La noche del 30 de mayo de 1961 marcó un punto de quiebre en la historia contemporánea de la República Dominicana. En la avenida George Washington de la capital dominicana, caía abatido a balazos el dictador Rafael Leónidas Trujillo Molina, mientras se dirigía a su residencia en San Cristóbal. Su ajusticiamiento puso fin a más de tres décadas de una de las dictaduras más férreas y brutales de América Latina.
Trujillo comenzó su jornada a las 5:00 a.m. en la Estancia Rhadamés, hoy Biblioteca Nacional. Revisó informes de inteligencia, fue al Palacio Nacional y luego inspeccionó la Base Aérea de San Isidro. Almorzó con un colaborador y amigo estadounidense, y recibió visitas clave como la de Joaquín Balaguer.
A las 5:00 p.m., Miguel Ángel Báez Díaz avisó a Antonio de la Maza que Trujillo iría esa noche a su hacienda en San Cristóbal. Esa llamada activó la conspiración.
A las 7:00 p.m., Trujillo visitó a su madre en su residencia —actual sede de la Universidad APEC— y luego bajó caminando por la avenida Máximo Gómez hasta el Malecón. Ya vestía su uniforme verde-olivo, el que usaba cuando iba a San Cristóbal.
Aproximadamente a las 9:45 p.m., abordó su Chevrolet Bel Air azul celeste rumbo a Fundación, acompañado solo de su chofer, como era su costumbre. Los conjurados —De la Maza, Imbert Barrera, García Guerrero, Pastoriza, Sadhalá, Tejeda y Livio Cedeño lo esperaban distribuidos en tres vehículos entre el Teatro Agua y Luz y la autopista hacia San Cristóbal.
A las 10:00 p.m., al pasar frente al Teatro, el carro de Trujillo fue interceptado. Inició el tiroteo. Tras diez minutos de fuego cruzado, Trujillo, herido, intentó escapar. Antonio de la Maza lo vio tambalearse. Imbert disparó. El dictador cayó.
En el lugar del atentado quedaron armas registradas a nombre de los implicados, y un vehículo también fue abandonado. Peor aún: Pedro Livio Cedeño, gravemente herido, no fue rematado, y el chofer del dictador, Zacarías de la Cruz, sobrevivió al ataque. Estos errores permitieron al temido Servicio de Inteligencia Militar (SIM) iniciar una cacería implacable contra los participantes en la conjura.

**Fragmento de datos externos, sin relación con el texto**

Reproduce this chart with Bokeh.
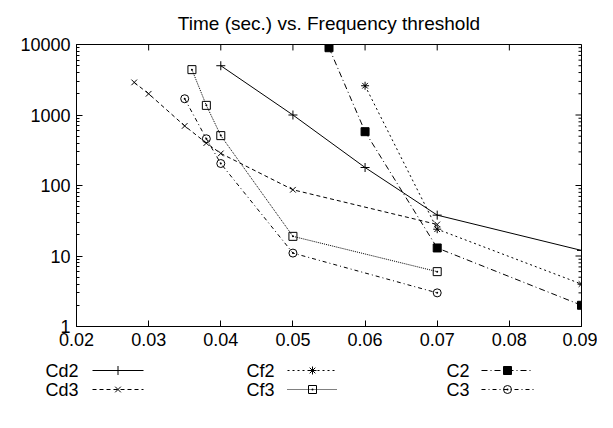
from bokeh.plotting import figure
from bokeh.models import FixedTicker, NumeralTickFormatter, Range1d
from bokeh.layouts import column
from bokeh.embed import file_html
from bokeh.resources import INLINE
from bokeh.core.properties import value

TITLE = "Time (sec.) vs. Frequency threshold"
x_ticks = [0.02, 0.03, 0.04, 0.05, 0.06, 0.07, 0.08, 0.09]
y_ticks = [1, 10, 100, 1000, 10000]
y_minor_mult = [2, 3, 4, 5, 6, 7, 8, 9]

series_names = ["Cd2", "Cd3", "Cf2", "Cf3", "C2", "C3"]
cd2_x = [0.04, 0.05, 0.06, 0.07, 0.09]
cd2_y = [5000, 1000, 180, 38, 12]
cd3_x = [0.028, 0.03, 0.035, 0.038, 0.04, 0.05, 0.07]
cd3_y = [2900, 2000, 700, 400, 285, 87, 28]
cf2_x = [0.06, 0.07, 0.09]
cf2_y = [2600, 24, 4]
cf3_x = [0.036, 0.038, 0.04, 0.05, 0.07]
cf3_y = [4400, 1370, 510, 19, 6]
c2_x = [0.055, 0.06, 0.07, 0.09]
c2_y = [9000, 580, 13, 2]
c3_x = [0.035, 0.038, 0.04, 0.05, 0.07]
c3_y = [1700, 460, 205, 11, 3]

FONT = "Liberation Sans"
FS = "18px"
TFS = "19px"

styles = {
    "Cd2": dict(dash="solid", marker="cross", fill=False, size=9),
    "Cd3": dict(dash="4 3", marker="x", fill=False, size=8),
    "Cf2": dict(dash="2 3", marker="asterisk", fill=False, size=8),
    "Cf3": dict(dash="1 1", marker="square_dot", fill=False, size=8),
    "C2": dict(dash="6 3 1 3", marker="square", fill=True, size=8),
    "C3": dict(dash="4 3 1 3", marker="circle_dot", fill=False, size=8),
}
data = {
    "Cd2": (cd2_x, cd2_y), "Cd3": (cd3_x, cd3_y), "Cf2": (cf2_x, cf2_y),
    "Cf3": (cf3_x, cf3_y), "C2": (c2_x, c2_y), "C3": (c3_x, c3_y),
}

W = 597
LB, RB, TB, BB = 76, 16, 42, 32
FRAME_W = W - LB - RB
FRAME_H = 284
H_MAIN = TB + FRAME_H + BB
H_LEG = 62
X0, X1 = 0.02, 0.09
Y0, Y1 = 1, 10000

p = figure(width=W, height=H_MAIN, y_axis_type="log",
           x_range=Range1d(X0, X1), y_range=Range1d(Y0, Y1),
           output_backend="svg", toolbar_location=None,
           min_border_left=LB, min_border_right=RB,
           min_border_top=TB, min_border_bottom=BB)
p.title.text = TITLE
p.title.align = "center"
p.title.text_font = FONT
p.title.text_font_size = TFS
p.title.text_font_style = "normal"
p.title.text_color = "black"
p.title.standoff = 21
p.xgrid.visible = False
p.ygrid.visible = False
p.outline_line_color = "black"
p.outline_line_width = 1

minor = [m * d for d in y_ticks[:-1] for m in y_minor_mult]

def style_axis(ax):
    ax.axis_line_color = "black"
    ax.major_tick_line_color = "black"
    ax.minor_tick_line_color = "black"
    ax.major_tick_in = 6
    ax.major_tick_out = 0
    ax.minor_tick_in = 3
    ax.minor_tick_out = 0
    ax.major_label_text_font = FONT
    ax.major_label_text_font_size = FS
    ax.major_label_text_color = "black"
    ax.major_label_standoff = 6

for ax in p.xaxis:
    ax.ticker = FixedTicker(ticks=x_ticks)
    ax.formatter = NumeralTickFormatter(format="0.00")
    style_axis(ax)
for ax in p.yaxis:
    ax.ticker = FixedTicker(ticks=y_ticks, minor_ticks=minor)
    ax.formatter = NumeralTickFormatter(format="0")
    style_axis(ax)

# mirrored inward ticks on top and right edges (lengths in px converted to data units)
dx_major = (X1 - X0) * 6 / FRAME_W
dx_minor = (X1 - X0) * 3 / FRAME_W
fy_major = 10 ** (4 * 6 / FRAME_H)
p.segment(x0=x_ticks, y0=[Y1] * len(x_ticks), x1=x_ticks, y1=[Y1 / fy_major] * len(x_ticks),
          line_color="black", line_width=1)
p.segment(x0=[X1] * len(y_ticks), y0=y_ticks, x1=[X1 - dx_major] * len(y_ticks), y1=y_ticks,
          line_color="black", line_width=1)
p.segment(x0=[X1] * len(minor), y0=minor, x1=[X1 - dx_minor] * len(minor), y1=minor,
          line_color="black", line_width=1)

for name in series_names:
    xs, ys = data[name]
    st = styles[name]
    p.line(xs, ys, line_color="black", line_width=1, line_dash=st["dash"])
    p.scatter(xs, ys, marker=st["marker"], size=st["size"], line_color="black",
              line_width=1, fill_color="black" if st["fill"] else None)

# legend panel below: full-width frame, data x == page x
leg = figure(width=W, height=H_LEG, x_range=Range1d(0, W), y_range=Range1d(H_LEG, 0),
             output_backend="svg", toolbar_location=None,
             min_border_left=0, min_border_right=0, min_border_top=0, min_border_bottom=0)
if "frame_align" in leg.properties():
    leg.frame_align = False
leg.axis.visible = False
leg.xgrid.visible = False
leg.ygrid.visible = False
leg.outline_line_color = None

col_label_x = [45, 246, 446]
col_line_x = [(92, 143), (287, 337), (481, 533)]
row_y = [12, 31]
for i, name in enumerate(series_names):
    c, r = i // 2, i % 2
    st = styles[name]
    y = row_y[r]
    leg.text(x=[col_label_x[c]], y=[y], text=[name], text_font=value(FONT),
             text_font_size=FS, text_align="left", text_baseline="middle", text_color="black")
    x0, x1 = col_line_x[c]
    leg.line([x0, x1], [y, y], line_color="black", line_width=1, line_dash=st["dash"])
    leg.scatter([(x0 + x1) / 2], [y], marker=st["marker"], size=st["size"], line_color="black",
                line_width=1, fill_color="black" if st["fill"] else None)

layout = column(p, leg, spacing=0)
open("out.html", "w").write(file_html(layout, INLINE))
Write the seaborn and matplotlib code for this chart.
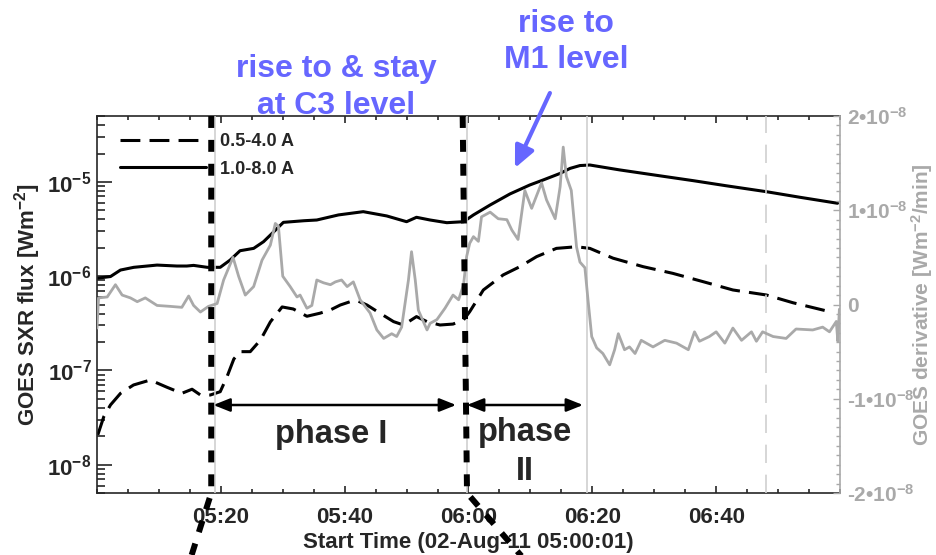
import numpy as np
import pandas as pd
import matplotlib
matplotlib.use("Agg")
import matplotlib.pyplot as plt
import matplotlib.ticker as mticker
import matplotlib.transforms as mtransforms
import seaborn as sns

# ---------------------------------------------------------------------------
# GOES light curves, time in minutes after 02-Aug-11 05:00:01
# ---------------------------------------------------------------------------
long_t = [0.03, 2.18, 3.79, 5.94, 9.7, 12.9, 14.5, 15.6, 17.8, 19.9, 21.5, 23.1,
          25.3, 26.9, 28.3, 30.1, 33.4, 35.5, 39.0, 43.0, 46.8, 50.0, 51.6, 53.8,
          56.5, 59.2, 60.8, 63.5, 66.7, 69.9, 72.1, 74.8, 76.4, 78.0, 79.6, 84.4,
          90.9, 96.3, 101.6, 108.1, 113.5, 119.6]
long_flux = [9.5e-7, 9.9e-7, 1.16e-6, 1.24e-6, 1.31e-6, 1.28e-6, 1.28e-6, 1.30e-6,
             1.24e-6, 1.24e-6, 1.48e-6, 1.86e-6, 1.97e-6, 2.32e-6, 2.85e-6, 3.72e-6,
             3.87e-6, 3.94e-6, 4.46e-6, 4.83e-6, 4.35e-6, 3.78e-6, 4.21e-6, 3.94e-6,
             3.69e-6, 3.78e-6, 4.46e-6, 5.69e-6, 7.45e-6, 9.27e-6, 1.05e-5, 1.23e-5,
             1.39e-5, 1.49e-5, 1.51e-5, 1.34e-5, 1.16e-5, 1.03e-5, 9.1e-6, 7.87e-6,
             6.87e-6, 5.93e-6]

short_t = [0.13, 1.1, 2.18, 3.8, 5.9, 8.6, 11.3, 13.7, 15.35, 16.7, 18.3, 19.9,
           21.0, 22.1, 23.1, 24.75, 26.4, 28.0, 29.9, 31.7, 33.9, 36.0, 37.7, 39.3,
           40.9, 42.0, 43.6, 45.7, 47.9, 49.5, 51.6, 53.3, 55.4, 57.5, 59.2, 60.2,
           62.4, 65.6, 68.3, 71.0, 74.2, 77.45, 79.6, 83.35, 88.2, 93.0, 97.9,
           102.7, 108.1, 112.4, 118.3]
short_flux = [2.07e-8, 3.23e-8, 4.30e-8, 5.71e-8, 7.0e-8, 7.9e-8, 6.62e-8, 5.71e-8,
              6.31e-8, 5.48e-8, 5.48e-8, 5.94e-8, 8.57e-8, 1.32e-7, 1.58e-7, 1.58e-7,
              2.10e-7, 3.27e-7, 4.71e-7, 4.48e-7, 3.75e-7, 4.04e-7, 4.38e-7, 4.94e-7,
              5.36e-7, 5.50e-7, 4.94e-7, 4.04e-7, 3.29e-7, 3.03e-7, 3.72e-7, 3.29e-7,
              3.03e-7, 3.10e-7, 3.43e-7, 4.20e-7, 7.13e-7, 1.03e-6, 1.26e-6, 1.61e-6,
              1.97e-6, 2.05e-6, 1.97e-6, 1.55e-6, 1.26e-6, 1.07e-6, 8.73e-7, 7.13e-7,
              6.31e-7, 5.22e-7, 4.20e-7]

# time derivative of the 1.0-8.0 A flux, in units of 1e-8 W m^-2 / min
deriv_t = [0.0, 0.25, 1.65, 2.98, 4.06, 5.4, 6.5, 7.8, 9.7, 11.85, 13.7, 14.8, 15.6,
           16.7, 18.0, 19.4, 20.45, 21.97, 22.87, 23.95, 25.3, 26.65, 28.0, 28.8,
           29.3, 30.0, 31.2, 32.3, 32.8, 33.9, 34.7, 35.5, 36.6, 37.7, 38.5, 39.5,
           40.4, 41.4, 42.5, 44.1, 45.2, 46.3, 47.6, 48.4, 49.2, 50.3, 50.8, 51.4,
           51.9, 53.3, 53.8, 54.9, 56.2, 57.5, 58.4, 59.2, 59.7, 60.2, 60.8, 61.6,
           62.1, 63.5, 64.8, 66.2, 67.0, 68.0, 69.1, 70.2, 71.8, 72.6, 74.0, 74.8,
           75.3, 75.8, 76.6, 77.45, 78.0, 78.8, 79.3, 79.9, 80.7, 81.7, 82.8, 83.6,
           84.2, 85.2, 86.0, 86.9, 87.9, 89.8, 91.7, 93.6, 95.5, 96.5, 97.3, 98.9,
           100.0, 101.4, 102.7, 104.1, 105.7, 106.5, 107.5, 109.2, 111.3, 112.9,
           115.6, 117.2, 118.3, 119.4, 119.65, 119.9]
deriv_val = [-0.25, 0.07, 0.08, 0.21, 0.10, 0.07, 0.03, 0.07, -0.01, -0.02, -0.03,
             0.09, -0.01, -0.08, -0.02, 0.01, 0.26, 0.50, 0.30, 0.10, 0.19, 0.47,
             0.63, 0.86, 0.83, 0.30, 0.19, 0.08, 0.10, -0.04, -0.01, 0.26, 0.23,
             0.21, 0.24, 0.26, 0.19, 0.24, 0.05, -0.09, -0.27, -0.36, -0.31, -0.34,
             -0.24, 0.26, 0.56, 0.26, -0.06, -0.27, -0.20, -0.16, -0.04, 0.10, 0.05,
             0.21, 0.51, 0.65, 0.72, 0.67, 0.93, 0.98, 0.91, 0.90, 0.79, 0.69, 1.21,
             1.02, 1.29, 1.11, 0.91, 1.25, 1.67, 1.36, 1.21, 0.61, 0.45, 0.39, 0.05,
             -0.34, -0.46, -0.52, -0.64, -0.48, -0.31, -0.48, -0.45, -0.52, -0.38,
             -0.45, -0.38, -0.41, -0.48, -0.29, -0.39, -0.34, -0.29, -0.41, -0.25,
             -0.38, -0.29, -0.39, -0.29, -0.34, -0.36, -0.26, -0.27, -0.24, -0.29,
             -0.18, -0.39, -0.05]

# axis ticks
xtick_pos = [20, 40, 60, 80, 100]
xtick_labels = ["05:20", "05:40", "06:00", "06:20", "06:40"]
ytick_pos = [1e-8, 1e-7, 1e-6, 1e-5]
ytick_labels = ["10$^{-8}$", "10$^{-7}$", "10$^{-6}$", "10$^{-5}$"]
rtick_pos = [-2, -1, 0, 1, 2]
rtick_labels = ["-2\u202210$^{-8}$", "-1\u202210$^{-8}$", "0",
                "1\u202210$^{-8}$", "2\u202210$^{-8}$"]

# event markers (minutes)
phase_bounds = [18.45, 59.06]          # start of phase I, start of phase II
ref_lines_solid = [19.0, 59.8, 79.06]
ref_lines_dashed = [108.1]
phase1_span = (18.8, 58.0)
phase2_span = (59.75, 78.5)

GRAY = "#a9a9a9"
LIGHT = "#cfcfcf"
BLUE = "#6666ff"

sns.set_style("ticks")
plt.rcParams.update({
    "font.family": ["Liberation Sans", "DejaVu Sans"],
    "font.weight": "bold",
    "mathtext.fontset": "custom",
    "mathtext.rm": "Liberation Sans:bold",
    "mathtext.bf": "Liberation Sans:bold",
    "mathtext.it": "Liberation Sans:italic:bold",
    "mathtext.default": "rm",
    "axes.linewidth": 1.2,
})

fig = plt.figure(figsize=(9.37, 5.55), dpi=100)
ax = fig.add_axes([97 / 937, 1 - 493 / 555, 743 / 937, 377 / 555])

long_df = pd.DataFrame({"t": long_t, "flux": long_flux})
short_df = pd.DataFrame({"t": short_t, "flux": short_flux})
deriv_df = pd.DataFrame({"t": deriv_t, "d": deriv_val})

sns.lineplot(data=short_df, x="t", y="flux", ax=ax, color="black", lw=2.2,
             ls=(0, (6.5, 3)), estimator=None, label="0.5-4.0 A")
sns.lineplot(data=long_df, x="t", y="flux", ax=ax, color="black", lw=2.2,
             estimator=None, label="1.0-8.0 A")
ax.set_yscale("log")
ax.set_xlim(0, 120)
ax.set_ylim(5e-9, 5e-5)

ax.set_xticks(xtick_pos, labels=xtick_labels)
ax.xaxis.set_minor_locator(mticker.MultipleLocator(5))
ax.set_yticks(ytick_pos, labels=ytick_labels)
ax.yaxis.set_minor_locator(mticker.LogLocator(base=10, subs=np.arange(2, 10)))
ax.yaxis.set_minor_formatter(mticker.NullFormatter())
ax.tick_params(axis="x", which="both", direction="in", top=True, bottom=True,
               width=1.2, labelsize=16, pad=10)
ax.tick_params(axis="x", which="major", length=5)
ax.tick_params(axis="x", which="minor", length=3)
ax.tick_params(axis="y", which="both", direction="in", left=True, right=False,
               width=1.2, labelsize=16, pad=4)
ax.tick_params(axis="y", which="major", length=10.5)
ax.tick_params(axis="y", which="minor", length=5.5)
ax.spines["right"].set_visible(False)

ax.set_xlabel("Start Time (02-Aug-11 05:00:01)", fontsize=16, fontweight="bold",
              labelpad=3)
ax.set_ylabel("GOES SXR flux [Wm$^{-2}$]", fontsize=16, fontweight="bold",
              va="center", ha="center")
ax.yaxis.set_label_coords(-0.093, 0.5)

handles, labels = ax.get_legend_handles_labels()
ax.legend(handles, labels, loc="upper left", bbox_to_anchor=(0.031, 0.955),
          frameon=False, fontsize=13, handlelength=4.75, handletextpad=0.8,
          labelspacing=0.6, borderpad=0, borderaxespad=0)

# derivative on the right-hand axis
ax2 = ax.twinx()
sns.lineplot(data=deriv_df, x="t", y="d", ax=ax2, color=GRAY, lw=2.0,
             estimator=None, legend=False)
ax2.set_xlim(0, 120)
ax2.set_ylim(-2, 2)
ax2.set_yticks(rtick_pos, labels=rtick_labels)
ax2.yaxis.set_minor_locator(mticker.MultipleLocator(0.1))
ax2.tick_params(axis="y", which="both", direction="in", colors=GRAY, width=1.0,
                labelsize=15, pad=5)
ax2.tick_params(axis="y", which="major", length=5)
ax2.tick_params(axis="y", which="minor", length=3)
for side in ("left", "top", "bottom"):
    ax2.spines[side].set_visible(False)
ax2.spines["right"].set_color(GRAY)
ax2.set_xlabel("")
ax2.set_ylabel("GOES derivative [Wm$^{-2}$/min]", fontsize=15,
               fontweight="bold", color=GRAY, rotation=90, va="center",
               ha="center")
ax2.yaxis.set_label_coords(1.111, 0.5)

# reference times
for t in ref_lines_solid:
    ax2.axvline(t, color=LIGHT, lw=1.2, zorder=1)
for t in ref_lines_dashed:
    ax2.axvline(t, color=LIGHT, lw=1.2, ls=(0, (11, 7)), zorder=1)

blend = mtransforms.blended_transform_factory(ax2.transData, ax2.transAxes)

# phase boundaries, continuing below the panel
ax2.plot([phase_bounds[0], phase_bounds[0], 15.24 - 1.6], [1.0, 0.0, -0.25],
         transform=blend, color="black", lw=4.3, ls=(0, (2, 2)),
         clip_on=False, zorder=6)
ax2.plot([phase_bounds[1], phase_bounds[1] + 0.7, 72.9], [1.0, 0.0, -0.25],
         transform=blend, color="black", lw=4.3, ls=(0, (2, 2)),
         clip_on=False, zorder=6)

arrow_kw = dict(arrowstyle="<|-|>,head_length=0.5,head_width=0.2", lw=1.8,
                color="black", shrinkA=0, shrinkB=0, mutation_scale=20)
ax2.annotate("", xy=(phase1_span[1], 0.2334), xytext=(phase1_span[0], 0.2334),
             xycoords=blend, textcoords=blend, arrowprops=arrow_kw)
ax2.annotate("", xy=(phase2_span[1], 0.2334), xytext=(phase2_span[0], 0.2334),
             xycoords=blend, textcoords=blend, arrowprops=arrow_kw)

ax2.text(37.9, 0.133, "phase I", transform=blend, ha="center", va="baseline",
         fontsize=23.5, fontweight="bold")
ax2.text(69.1, 0.138, "phase", transform=blend, ha="center", va="baseline",
         fontsize=23.5, fontweight="bold")
ax2.text(69.1, 0.0345, "II", transform=blend, ha="center", va="baseline",
         fontsize=23.5, fontweight="bold")

# annotations above the panel
for txt, yy in (("rise to & stay", 1.1034), ("at C3 level", 1.0053)):
    ax2.text(38.6, yy, txt, transform=blend, ha="center", va="baseline",
             fontsize=23, fontweight="bold", color=BLUE, clip_on=False)
for txt, yy in (("rise to", 1.2236), ("M1 level", 1.1265)):
    ax2.text(75.8, yy, txt, transform=blend, ha="center", va="baseline",
             fontsize=23, fontweight="bold", color=BLUE, clip_on=False)
ax2.annotate("", xy=(67.5, 0.862), xytext=(73.15, 1.061), xycoords=blend,
             textcoords=blend, annotation_clip=False,
             arrowprops=dict(arrowstyle="-|>,head_length=0.65,head_width=0.3",
                             lw=3, color=BLUE, shrinkA=0, shrinkB=0,
                             mutation_scale=20))

fig.savefig("out.png", dpi=100)
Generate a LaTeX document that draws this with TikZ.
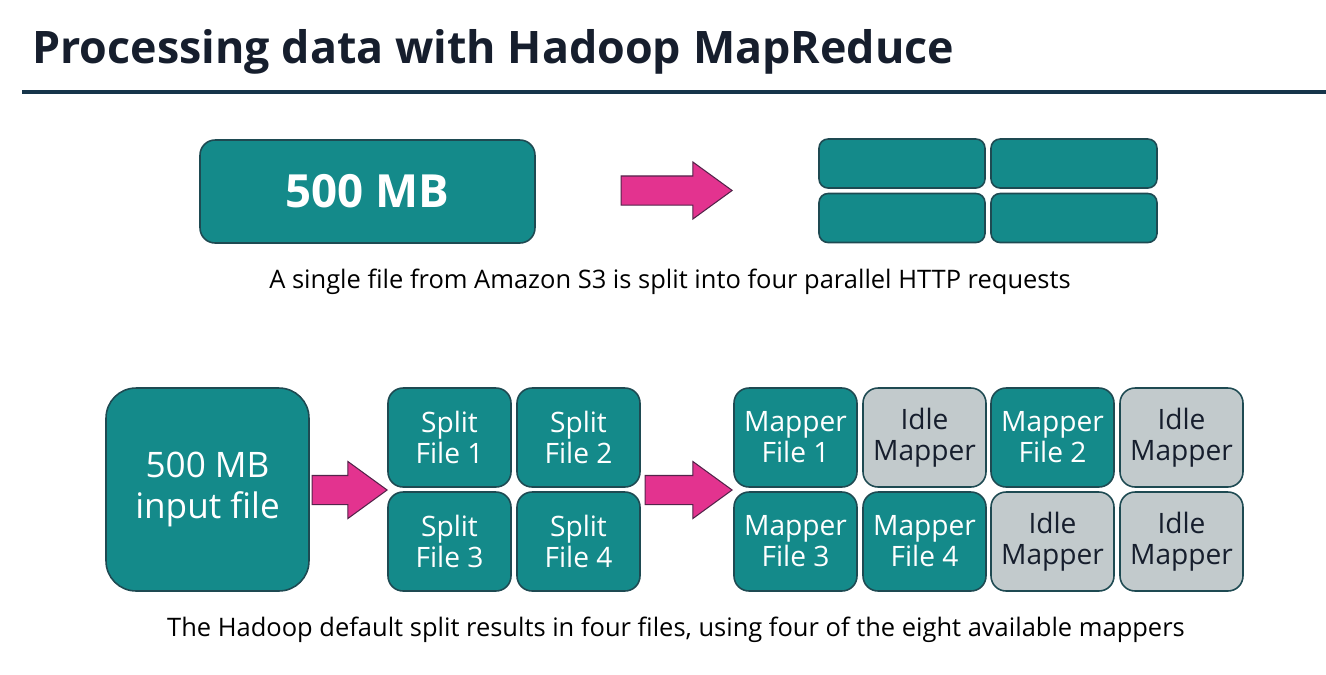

La muerte de Trujillo no significó el fin inmediato del trujillismo. Su familia intentó conservar el poder, y Joaquín Balaguer, entonces presidente títere del régimen, fue mantenido en el cargo. Sin embargo, la presión internacional, especialmente la de Estados Unidos forzó a Balaguer al exilio, y los Trujillo fueron finalmente expulsados del país.
El tirano, conocido por títulos grandilocuentes como “el Benefactor” o “el Generalísimo”, ejerció un poder absoluto desde 1930, instaurando un régimen de represión, culto a la personalidad y control total del aparato estatal. Pero tras años de atropellos, corrupción, asesinatos políticos y represión sistemática, un grupo de valientes conspiradores decidió poner fin a su reinado.
Rafael Leónidas Trujillo no fue un líder carismático ni un hábil político; su poder se sostuvo durante más de 30 años mediante el terror, la represión y el control absoluto.